Há um momento, em qualquer entrevista, em que temos de decidir: "vamos terminar aqui". Eis então, a última pergunta, que só é possível porque tenho agora um entendimento da sua poesia diferente daquele que tinha quando iniciámos esta troca: ela é atravessada por forças, movimentos, tropismo contraditórios. Que tempo é o dela?  E que tempo é o seu, que se define como um romântico serôdio? Eu diria que é um tard venu, alguém que não coincide exactamente com o seu século...

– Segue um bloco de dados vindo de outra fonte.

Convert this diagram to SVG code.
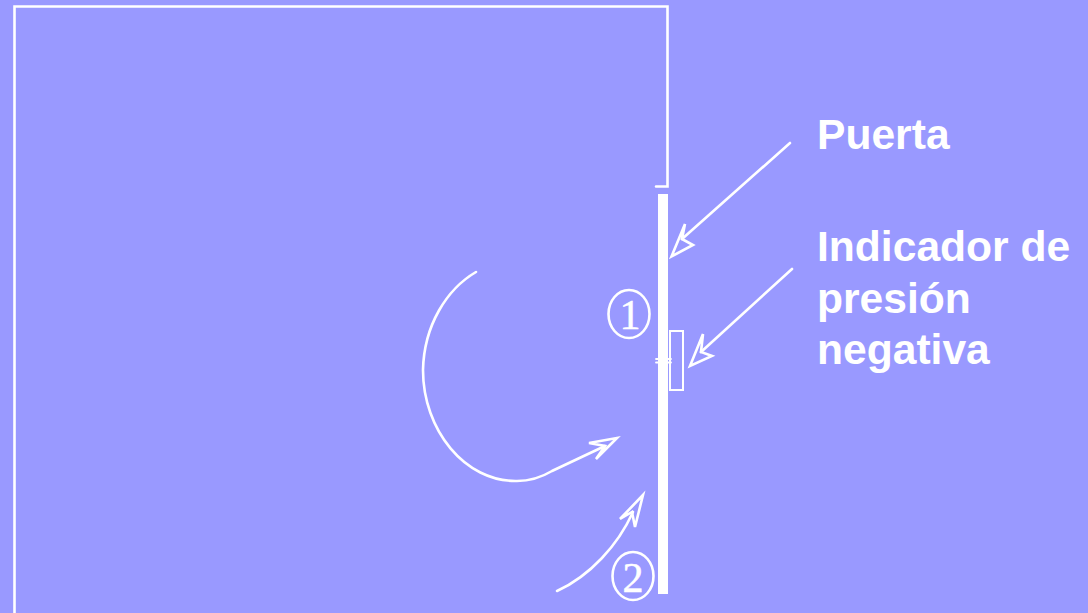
<svg xmlns="http://www.w3.org/2000/svg" width="1088" height="613" viewBox="0 0 1088 613">
<style>
.l{fill:none;stroke:#fff;stroke-width:2.600;stroke-linecap:round;stroke-linejoin:miter}
.t{fill:#fff;font-family:"Liberation Sans",Arial,sans-serif;font-weight:700;font-size:42.600px}
.n{fill:#fff;stroke:#fff;stroke-width:.5;font-family:"Liberation Serif","Times New Roman",serif;font-size:42px;text-anchor:middle}
</style>
<rect width="1088" height="613" fill="#9999ff"/>
<g id="room"><path class="l" d="M14.500 613V6.500H667.500V186.500H656"/></g>
<g id="door"><rect x="658" y="194" width="10" height="400" fill="#fff"/><path class="l" style="stroke-width:1.800" d="M656 359H671M656 362.500H671"/></g>
<g id="indicator"><rect class="l" style="stroke-width:2" x="670" y="331" width="13" height="59"/></g>
<g id="label-puerta"><text class="t" x="817" y="149">Puerta</text></g>
<g id="label-indicador"><text class="t" x="817" y="261">Indicador de</text><text class="t" x="817" y="313">presión</text><text class="t" x="817" y="364">negativa</text></g>
<g id="marker-1"><ellipse class="l" cx="629" cy="314" rx="20.500" ry="24"/><text class="n" x="630" y="329">1</text></g>
<g id="marker-2"><ellipse class="l" cx="633" cy="576" rx="20.500" ry="24"/><text class="n" x="633" y="592">2</text></g>
<g id="connectors">
<path class="l" d="M790 143L682 239"/>
<path class="l" d="M671.500 256.500L685 224L682 239L693 245Z"/>
<path class="l" d="M792 269L701 352"/>
<path class="l" d="M690 366L703 334L701 352L712 356Z"/>
<path class="l" d="M476 272C447 289 424 325 423 370C423 430 465 482 517 481C532 481 542 477 552 471L605 446"/>
<path class="l" d="M617 438L589 443L605 446L596 459Z"/>
<path class="l" d="M557 591C590 576 618 545 633 512"/>
<path class="l" d="M643 495L620 519L632 512L635 527Z"/>
</g>
</svg>
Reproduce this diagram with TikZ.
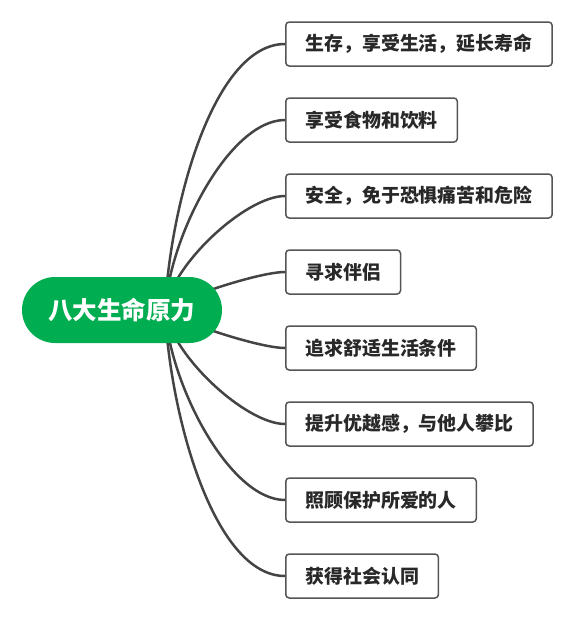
\documentclass[tikz,border=0pt]{standalone}
\usepackage{fontspec}
\setmainfont{Noto Sans CJK SC}
\usetikzlibrary{backgrounds}
\definecolor{rootgreen}{RGB}{0,173,80}
\definecolor{boxline}{RGB}{85,85,85}
\definecolor{conn}{RGB}{68,68,68}
\definecolor{txt}{RGB}{40,40,40}
\tikzset{
  rootbox/.style={fill=rootgreen, draw=none, rounded corners=33pt, minimum width=200pt, minimum height=66pt,
    text=white, font=\fontsize{24.5}{28}\selectfont\bfseries, inner sep=0pt},
  leafbox/.style={draw=boxline, line width=1.5pt, rounded corners=3.5pt, minimum height=44pt, anchor=west,
    inner xsep=19.5pt, inner ysep=0pt, text=txt, font=\fontsize{18.95}{22}\selectfont\bfseries},
  link/.style={draw=conn, line width=2.5pt, line cap=round}
}
\begin{document}
\begin{tikzpicture}[x=1pt,y=-1pt]
\useasboundingbox (0,0) rectangle (574,619);
\node[rootbox] (root) at (122,310) {八大生命原力};
\coordinate (s) at (165,310);
\node[leafbox] (b1) at (285,44) {生存，享受生活，延长寿命};
\node[leafbox] (b2) at (285,120) {享受食物和饮料};
\node[leafbox] (b3) at (285,196) {安全，免于恐惧痛苦和危险};
\node[leafbox] (b4) at (285,272) {寻求伴侣};
\node[leafbox] (b5) at (285,348) {追求舒适生活条件};
\node[leafbox] (b6) at (285,424) {提升优越感，与他人攀比};
\node[leafbox] (b7) at (285,500) {照顾保护所爱的人};
\node[leafbox] (b8) at (285,576) {获得社会认同};
\begin{scope}[on background layer]
\draw[link] (s) .. controls (170,204) and (214,44) .. (b1.west);
\draw[link] (s) .. controls (170,234) and (230,120) .. (b2.west);
\draw[link] (s) .. controls (172,264) and (246,196) .. (b3.west);
\draw[link] (s) .. controls (175,300) and (258,272) .. (b4.west);
\draw[link] (s) .. controls (175,320) and (258,348) .. (b5.west);
\draw[link] (s) .. controls (172,356) and (246,424) .. (b6.west);
\draw[link] (s) .. controls (170,386) and (230,500) .. (b7.west);
\draw[link] (s) .. controls (170,416) and (214,576) .. (b8.west);
\end{scope}
\end{tikzpicture}
\end{document}
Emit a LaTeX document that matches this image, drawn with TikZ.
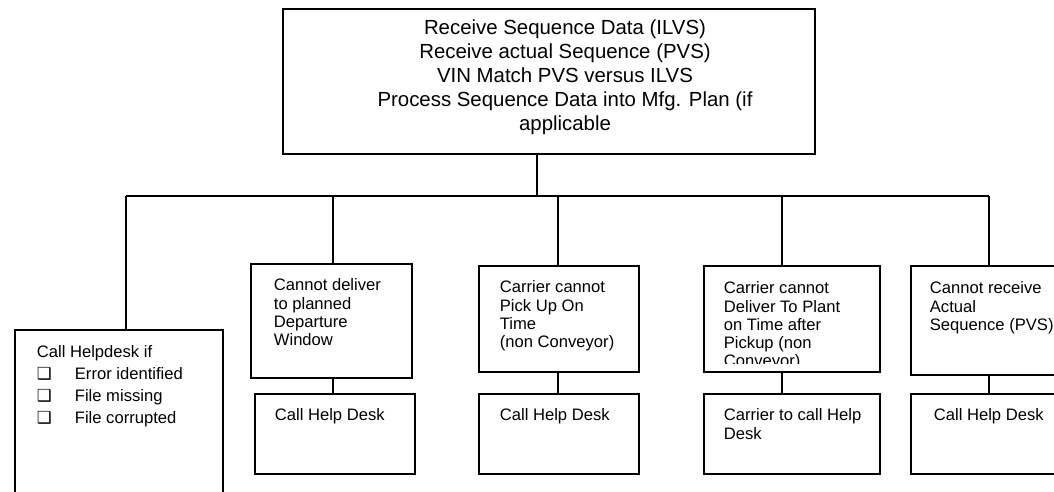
\documentclass[tikz,border=0pt]{standalone}
\usepackage{fontspec}
\setmainfont{Liberation Sans}
\newfontfamily\symfont{DejaVu Sans}

\begin{document}
\begin{tikzpicture}[
                x=1pt, y=-1pt, % coordinates read like the page, top down
                line width=1.8pt,
                box/.style={draw, inner sep=0pt, anchor=north west},
                txt/.style={anchor=north west, inner sep=0pt, align=left,
                    font=\fontsize{16.6}{18.2}\selectfont}
            ]

            \useasboundingbox (0,0) rectangle (1054,492);
            \clip (0,0) rectangle (1054,492);

            % top box
            \node[box, minimum width=532, minimum height=145] (seq) at (282,8) {};
            \node[anchor=north, inner sep=0pt, align=center,
                  font=\fontsize{20.4}{24}\selectfont] (seqtxt) at (565,19)
                {Receive Sequence Data (ILVS)\\Receive actual Sequence (PVS)\\
                 VIN Match PVS versus ILVS\\Process Sequence Data into Mfg. Plan (if\\applicable};

            % left box
            \node[box, minimum width=208, minimum height=200] (hd) at (14,329) {};
            \node[txt, font=\fontsize{16.6}{22}\selectfont] (hdtxt) at (36,345)
                {Call Helpdesk if\\
                 \makebox[38pt][l]{\symfont\bfseries ❑}Error identified\\
                 \makebox[38pt][l]{\symfont\bfseries ❑}File missing\\
                 \makebox[38pt][l]{\symfont\bfseries ❑}File corrupted};

            % cause boxes
            \node[box, minimum width=161, minimum height=114] (c1) at (250,263) {};
            \node[box, minimum width=160, minimum height=106] (c2) at (478,265) {};
            \node[box, minimum width=176, minimum height=106] (c3) at (703,265) {};
            \node[box, minimum width=158, minimum height=109] (c4) at (910,265) {};

            \node[txt] (c1txt) at (273,278) {Cannot deliver\\to planned\\Departure\\Window};
            \node[txt] (c2txt) at (499,280) {Carrier cannot\\Pick Up On\\Time\\(non Conveyor)};
            \begin{scope}
                \clip (c3.north west) rectangle ([yshift=9pt]c3.south east);
                \node[txt] (c3txt) at (723,281) {Carrier cannot\\Deliver To Plant\\on Time after\\Pickup (non\\Conveyor)};
            \end{scope}
            \node[txt] (c4txt) at (929,281) {Cannot receive\\Actual\\Sequence (PVS)};

            % action boxes
            \node[box, minimum width=160, minimum height=80] (a1) at (254,393) {};
            \node[box, minimum width=160, minimum height=80] (a2) at (478,393) {};
            \node[box, minimum width=176, minimum height=80] (a3) at (703,393) {};
            \node[box, minimum width=158, minimum height=80] (a4) at (910,393) {};

            \node[txt] (a1txt) at (274,408) {Call Help Desk};
            \node[txt] (a2txt) at (499,408) {Call Help Desk};
            \node[txt] (a3txt) at (723,408) {Carrier to call Help\\Desk};
            \node[txt] (a4txt) at (933,408) {Call Help Desk};

            % connectors
            \coordinate (trunk) at (537,196);
            \coordinate (d0) at (126,196);
            \coordinate (d1) at (333,196);
            \coordinate (d2) at (558,196);
            \coordinate (d3) at (782,196);
            \coordinate (d4) at (989,196);

            \draw (trunk |- seq.south) -- (trunk);
            \draw (d0) -- (d4);
            \draw (d0) -- (d0 |- hd.north);
            \foreach \d/\c/\a in {d1/c1/a1, d2/c2/a2, d3/c3/a3, d4/c4/a4} {
                \draw (\d) -- (\d |- \c.north);
                \draw (\d |- \c.south) -- (\d |- \a.north);
            }

        \end{tikzpicture}
\end{document}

Precisamente. Os poetas são, aliás, seres proverbialmente estranhos ao seu mundo, ou por temporões ou por serôdios, entes deslocalizados cuja sensibilidade se manifesta na sua linguagem que é sempre expressão do seu desacordo com o século. Diria, aliás, que isso, de certo modo, é um definidor de poesia, esse linguajar estranho ao nosso mundo, quase pentecostal. O poeta, não importa qual a sua estirpe, é marcado por um sinete em brasa, por vezes encomiasticamente, por vezes depreciativamente. Essa marca aponta aquele gado como pertencendo a outras pastagens. As pastagens são linguísticas. Quando se diz de alguém, ainda que derrogatoriamente, que “é um poeta” ou que teve uma saída à “poeta”, fala-se de linguagem e do efeito de frases e do que as frases podem fazer por nós e pelo nosso conceito de mundo, ou seja, fazem coisas que a linguagem quotidiana não é capaz de fazer. Há frases ou versos que devem ser apreciados como o vinho. Claro que há versos que são maus vinhos. Mas não queria evitar a pergunta, antes dizer que não tenho a certeza de que o tempo da minha poesia seja o meu. Por vezes pareço habitar numa região lógica pouco compatível com aquilo que faço nas regiões das musas. Dizer que regiões são essas, a que tempo pertencem, di-lo-á o carbono 14 exegético que deve ser ocupação de quem me lê. Mas certamente será arriscado situarem-me. Em todo o caso, a vaga personagem de “Passageiro frequente” é “tardiamente chegado”. Esse tard venu não é tão visível ainda neste livro. Talvez se surpreenda aqui com mais facilidade por uma questão de conseguirmos reconhecer mais facilmente um ethos deslocado num enunciado moderno ou contemporâneo. Talvez o próximo livro – novamente formalmente preso em cápsulas de sonetos – possa clarificar ou pulverizar ainda mais esta questão de identidade.